DATA SECTION:
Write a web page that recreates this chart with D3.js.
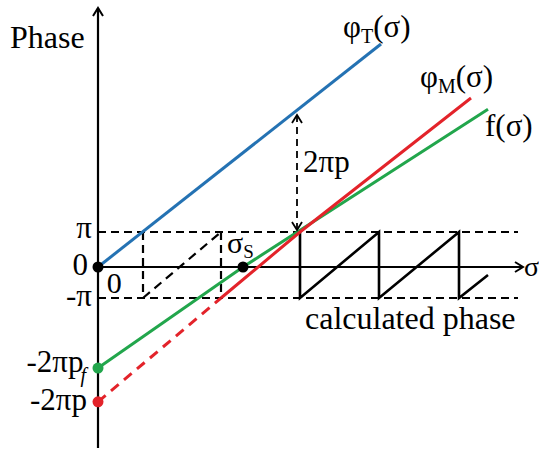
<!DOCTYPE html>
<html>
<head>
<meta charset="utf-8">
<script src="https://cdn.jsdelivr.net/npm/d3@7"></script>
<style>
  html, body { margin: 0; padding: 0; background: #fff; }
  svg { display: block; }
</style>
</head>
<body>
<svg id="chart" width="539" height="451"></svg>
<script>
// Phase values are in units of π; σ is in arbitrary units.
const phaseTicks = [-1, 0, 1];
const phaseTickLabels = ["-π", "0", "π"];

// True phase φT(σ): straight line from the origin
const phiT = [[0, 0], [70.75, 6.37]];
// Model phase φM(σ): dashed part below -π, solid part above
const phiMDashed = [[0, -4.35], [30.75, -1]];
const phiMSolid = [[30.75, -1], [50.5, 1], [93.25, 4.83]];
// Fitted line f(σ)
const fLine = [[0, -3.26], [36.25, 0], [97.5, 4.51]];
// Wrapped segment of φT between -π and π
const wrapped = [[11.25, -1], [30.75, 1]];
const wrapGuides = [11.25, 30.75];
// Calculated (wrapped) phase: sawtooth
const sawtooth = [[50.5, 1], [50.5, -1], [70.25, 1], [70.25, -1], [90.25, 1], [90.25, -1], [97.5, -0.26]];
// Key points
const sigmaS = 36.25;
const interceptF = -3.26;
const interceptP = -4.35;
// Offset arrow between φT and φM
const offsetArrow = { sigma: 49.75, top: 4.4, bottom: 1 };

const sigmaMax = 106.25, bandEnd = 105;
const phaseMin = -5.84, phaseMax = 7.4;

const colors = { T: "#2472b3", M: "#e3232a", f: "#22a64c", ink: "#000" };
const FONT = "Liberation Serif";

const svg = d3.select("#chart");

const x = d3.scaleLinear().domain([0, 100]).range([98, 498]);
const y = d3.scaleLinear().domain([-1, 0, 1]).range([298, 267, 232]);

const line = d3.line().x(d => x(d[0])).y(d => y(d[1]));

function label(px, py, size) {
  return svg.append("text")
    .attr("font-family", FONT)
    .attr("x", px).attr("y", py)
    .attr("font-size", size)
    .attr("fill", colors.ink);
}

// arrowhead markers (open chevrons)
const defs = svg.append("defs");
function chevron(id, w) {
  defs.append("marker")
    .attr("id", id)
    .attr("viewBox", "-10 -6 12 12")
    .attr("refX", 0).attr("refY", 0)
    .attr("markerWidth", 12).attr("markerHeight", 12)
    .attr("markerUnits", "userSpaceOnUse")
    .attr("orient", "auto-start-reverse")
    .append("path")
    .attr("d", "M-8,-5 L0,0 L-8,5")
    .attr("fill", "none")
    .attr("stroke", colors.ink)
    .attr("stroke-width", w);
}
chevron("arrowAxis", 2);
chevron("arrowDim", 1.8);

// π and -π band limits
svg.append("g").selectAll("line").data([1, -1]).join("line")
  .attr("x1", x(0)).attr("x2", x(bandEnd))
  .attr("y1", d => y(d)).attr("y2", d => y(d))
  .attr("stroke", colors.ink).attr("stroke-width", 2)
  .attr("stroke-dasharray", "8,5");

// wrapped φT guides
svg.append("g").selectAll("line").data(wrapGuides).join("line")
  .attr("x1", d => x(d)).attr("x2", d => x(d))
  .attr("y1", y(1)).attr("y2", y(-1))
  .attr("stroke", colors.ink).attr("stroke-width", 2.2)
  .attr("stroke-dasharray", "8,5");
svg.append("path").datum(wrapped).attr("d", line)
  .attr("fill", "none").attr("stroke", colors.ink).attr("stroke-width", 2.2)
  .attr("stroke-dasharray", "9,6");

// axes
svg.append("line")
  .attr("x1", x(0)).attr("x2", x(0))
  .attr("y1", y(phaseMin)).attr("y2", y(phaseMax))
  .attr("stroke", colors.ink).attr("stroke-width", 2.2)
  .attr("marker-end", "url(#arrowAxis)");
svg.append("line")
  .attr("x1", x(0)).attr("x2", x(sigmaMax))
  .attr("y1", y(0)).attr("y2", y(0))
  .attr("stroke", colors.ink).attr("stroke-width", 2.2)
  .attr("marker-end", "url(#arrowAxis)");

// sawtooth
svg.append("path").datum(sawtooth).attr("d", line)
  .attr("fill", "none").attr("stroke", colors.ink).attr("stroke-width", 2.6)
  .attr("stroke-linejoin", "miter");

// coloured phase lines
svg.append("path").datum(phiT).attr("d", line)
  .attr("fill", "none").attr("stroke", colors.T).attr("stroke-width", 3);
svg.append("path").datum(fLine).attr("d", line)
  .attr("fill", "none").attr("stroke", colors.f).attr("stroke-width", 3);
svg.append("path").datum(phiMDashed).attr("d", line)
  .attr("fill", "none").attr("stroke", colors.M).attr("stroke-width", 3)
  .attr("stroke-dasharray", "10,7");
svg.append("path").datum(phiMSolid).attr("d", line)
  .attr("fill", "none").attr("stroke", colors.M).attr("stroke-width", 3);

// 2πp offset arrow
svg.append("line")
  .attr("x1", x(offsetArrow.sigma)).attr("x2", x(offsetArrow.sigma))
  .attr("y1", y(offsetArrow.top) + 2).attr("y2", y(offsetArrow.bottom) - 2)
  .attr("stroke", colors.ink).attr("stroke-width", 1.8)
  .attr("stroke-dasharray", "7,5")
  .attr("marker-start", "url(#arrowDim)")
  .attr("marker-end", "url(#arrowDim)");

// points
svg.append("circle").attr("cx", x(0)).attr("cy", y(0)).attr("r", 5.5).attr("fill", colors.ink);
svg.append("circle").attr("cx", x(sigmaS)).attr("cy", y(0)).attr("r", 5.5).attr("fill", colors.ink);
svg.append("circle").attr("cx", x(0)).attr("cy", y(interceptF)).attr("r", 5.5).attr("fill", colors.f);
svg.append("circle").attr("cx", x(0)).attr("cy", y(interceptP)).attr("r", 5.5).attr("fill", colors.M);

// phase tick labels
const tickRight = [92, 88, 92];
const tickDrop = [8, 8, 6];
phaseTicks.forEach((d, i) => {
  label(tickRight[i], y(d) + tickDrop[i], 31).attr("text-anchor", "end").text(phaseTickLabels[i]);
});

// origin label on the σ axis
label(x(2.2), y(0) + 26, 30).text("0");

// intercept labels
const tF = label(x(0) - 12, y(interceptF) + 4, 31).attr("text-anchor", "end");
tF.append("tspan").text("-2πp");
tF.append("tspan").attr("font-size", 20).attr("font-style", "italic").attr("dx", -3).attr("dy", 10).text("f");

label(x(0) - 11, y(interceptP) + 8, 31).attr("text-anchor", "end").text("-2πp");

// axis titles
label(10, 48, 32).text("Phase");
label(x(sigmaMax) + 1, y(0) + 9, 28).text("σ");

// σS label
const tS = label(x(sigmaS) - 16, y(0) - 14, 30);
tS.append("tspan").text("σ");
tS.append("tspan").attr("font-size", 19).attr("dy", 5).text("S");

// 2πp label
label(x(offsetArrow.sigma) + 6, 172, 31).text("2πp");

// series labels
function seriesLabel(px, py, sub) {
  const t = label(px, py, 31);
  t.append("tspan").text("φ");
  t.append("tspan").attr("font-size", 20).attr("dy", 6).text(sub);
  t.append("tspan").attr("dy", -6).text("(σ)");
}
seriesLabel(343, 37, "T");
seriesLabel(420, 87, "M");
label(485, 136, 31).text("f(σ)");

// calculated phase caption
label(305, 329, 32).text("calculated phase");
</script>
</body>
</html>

STATED TASK: All of the material above needs to be restated exactly, with no pictures.

THE ANSWER:
Write a web page that recreates this chart with D3.js.
<!DOCTYPE html>
<html>
<head>
<meta charset="utf-8">
<script src="https://cdn.jsdelivr.net/npm/d3@7"></script>
<style>
  html, body { margin: 0; padding: 0; background: #fff; }
  svg { display: block; }
</style>
</head>
<body>
<svg id="chart" width="539" height="451"></svg>
<script>
// Phase values are in units of π; σ is in arbitrary units.
const phaseTicks = [-1, 0, 1];
const phaseTickLabels = ["-π", "0", "π"];

// True phase φT(σ): straight line from the origin
const phiT = [[0, 0], [70.75, 6.37]];
// Model phase φM(σ): dashed part below -π, solid part above
const phiMDashed = [[0, -4.35], [30.75, -1]];
const phiMSolid = [[30.75, -1], [50.5, 1], [93.25, 4.83]];
// Fitted line f(σ)
const fLine = [[0, -3.26], [36.25, 0], [97.5, 4.51]];
// Wrapped segment of φT between -π and π
const wrapped = [[11.25, -1], [30.75, 1]];
const wrapGuides = [11.25, 30.75];
// Calculated (wrapped) phase: sawtooth
const sawtooth = [[50.5, 1], [50.5, -1], [70.25, 1], [70.25, -1], [90.25, 1], [90.25, -1], [97.5, -0.26]];
// Key points
const sigmaS = 36.25;
const interceptF = -3.26;
const interceptP = -4.35;
// Offset arrow between φT and φM
const offsetArrow = { sigma: 49.75, top: 4.4, bottom: 1 };

const sigmaMax = 106.25, bandEnd = 105;
const phaseMin = -5.84, phaseMax = 7.4;

const colors = { T: "#2472b3", M: "#e3232a", f: "#22a64c", ink: "#000" };
const FONT = "Liberation Serif";

const svg = d3.select("#chart");

const x = d3.scaleLinear().domain([0, 100]).range([98, 498]);
const y = d3.scaleLinear().domain([-1, 0, 1]).range([298, 267, 232]);

const line = d3.line().x(d => x(d[0])).y(d => y(d[1]));

function label(px, py, size) {
  return svg.append("text")
    .attr("font-family", FONT)
    .attr("x", px).attr("y", py)
    .attr("font-size", size)
    .attr("fill", colors.ink);
}

// arrowhead markers (open chevrons)
const defs = svg.append("defs");
function chevron(id, w) {
  defs.append("marker")
    .attr("id", id)
    .attr("viewBox", "-10 -6 12 12")
    .attr("refX", 0).attr("refY", 0)
    .attr("markerWidth", 12).attr("markerHeight", 12)
    .attr("markerUnits", "userSpaceOnUse")
    .attr("orient", "auto-start-reverse")
    .append("path")
    .attr("d", "M-8,-5 L0,0 L-8,5")
    .attr("fill", "none")
    .attr("stroke", colors.ink)
    .attr("stroke-width", w);
}
chevron("arrowAxis", 2);
chevron("arrowDim", 1.8);

// π and -π band limits
svg.append("g").selectAll("line").data([1, -1]).join("line")
  .attr("x1", x(0)).attr("x2", x(bandEnd))
  .attr("y1", d => y(d)).attr("y2", d => y(d))
  .attr("stroke", colors.ink).attr("stroke-width", 2)
  .attr("stroke-dasharray", "8,5");

// wrapped φT guides
svg.append("g").selectAll("line").data(wrapGuides).join("line")
  .attr("x1", d => x(d)).attr("x2", d => x(d))
  .attr("y1", y(1)).attr("y2", y(-1))
  .attr("stroke", colors.ink).attr("stroke-width", 2.2)
  .attr("stroke-dasharray", "8,5");
svg.append("path").datum(wrapped).attr("d", line)
  .attr("fill", "none").attr("stroke", colors.ink).attr("stroke-width", 2.2)
  .attr("stroke-dasharray", "9,6");

// axes
svg.append("line")
  .attr("x1", x(0)).attr("x2", x(0))
  .attr("y1", y(phaseMin)).attr("y2", y(phaseMax))
  .attr("stroke", colors.ink).attr("stroke-width", 2.2)
  .attr("marker-end", "url(#arrowAxis)");
svg.append("line")
  .attr("x1", x(0)).attr("x2", x(sigmaMax))
  .attr("y1", y(0)).attr("y2", y(0))
  .attr("stroke", colors.ink).attr("stroke-width", 2.2)
  .attr("marker-end", "url(#arrowAxis)");

// sawtooth
svg.append("path").datum(sawtooth).attr("d", line)
  .attr("fill", "none").attr("stroke", colors.ink).attr("stroke-width", 2.6)
  .attr("stroke-linejoin", "miter");

// coloured phase lines
svg.append("path").datum(phiT).attr("d", line)
  .attr("fill", "none").attr("stroke", colors.T).attr("stroke-width", 3);
svg.append("path").datum(fLine).attr("d", line)
  .attr("fill", "none").attr("stroke", colors.f).attr("stroke-width", 3);
svg.append("path").datum(phiMDashed).attr("d", line)
  .attr("fill", "none").attr("stroke", colors.M).attr("stroke-width", 3)
  .attr("stroke-dasharray", "10,7");
svg.append("path").datum(phiMSolid).attr("d", line)
  .attr("fill", "none").attr("stroke", colors.M).attr("stroke-width", 3);

// 2πp offset arrow
svg.append("line")
  .attr("x1", x(offsetArrow.sigma)).attr("x2", x(offsetArrow.sigma))
  .attr("y1", y(offsetArrow.top) + 2).attr("y2", y(offsetArrow.bottom) - 2)
  .attr("stroke", colors.ink).attr("stroke-width", 1.8)
  .attr("stroke-dasharray", "7,5")
  .attr("marker-start", "url(#arrowDim)")
  .attr("marker-end", "url(#arrowDim)");

// points
svg.append("circle").attr("cx", x(0)).attr("cy", y(0)).attr("r", 5.5).attr("fill", colors.ink);
svg.append("circle").attr("cx", x(sigmaS)).attr("cy", y(0)).attr("r", 5.5).attr("fill", colors.ink);
svg.append("circle").attr("cx", x(0)).attr("cy", y(interceptF)).attr("r", 5.5).attr("fill", colors.f);
svg.append("circle").attr("cx", x(0)).attr("cy", y(interceptP)).attr("r", 5.5).attr("fill", colors.M);

// phase tick labels
const tickRight = [92, 88, 92];
const tickDrop = [8, 8, 6];
phaseTicks.forEach((d, i) => {
  label(tickRight[i], y(d) + tickDrop[i], 31).attr("text-anchor", "end").text(phaseTickLabels[i]);
});

// origin label on the σ axis
label(x(2.2), y(0) + 26, 30).text("0");

// intercept labels
const tF = label(x(0) - 12, y(interceptF) + 4, 31).attr("text-anchor", "end");
tF.append("tspan").text("-2πp");
tF.append("tspan").attr("font-size", 20).attr("font-style", "italic").attr("dx", -3).attr("dy", 10).text("f");

label(x(0) - 11, y(interceptP) + 8, 31).attr("text-anchor", "end").text("-2πp");

// axis titles
label(10, 48, 32).text("Phase");
label(x(sigmaMax) + 1, y(0) + 9, 28).text("σ");

// σS label
const tS = label(x(sigmaS) - 16, y(0) - 14, 30);
tS.append("tspan").text("σ");
tS.append("tspan").attr("font-size", 19).attr("dy", 5).text("S");

// 2πp label
label(x(offsetArrow.sigma) + 6, 172, 31).text("2πp");

// series labels
function seriesLabel(px, py, sub) {
  const t = label(px, py, 31);
  t.append("tspan").text("φ");
  t.append("tspan").attr("font-size", 20).attr("dy", 6).text(sub);
  t.append("tspan").attr("dy", -6).text("(σ)");
}
seriesLabel(343, 37, "T");
seriesLabel(420, 87, "M");
label(485, 136, 31).text("f(σ)");

// calculated phase caption
label(305, 329, 32).text("calculated phase");
</script>
</body>
</html>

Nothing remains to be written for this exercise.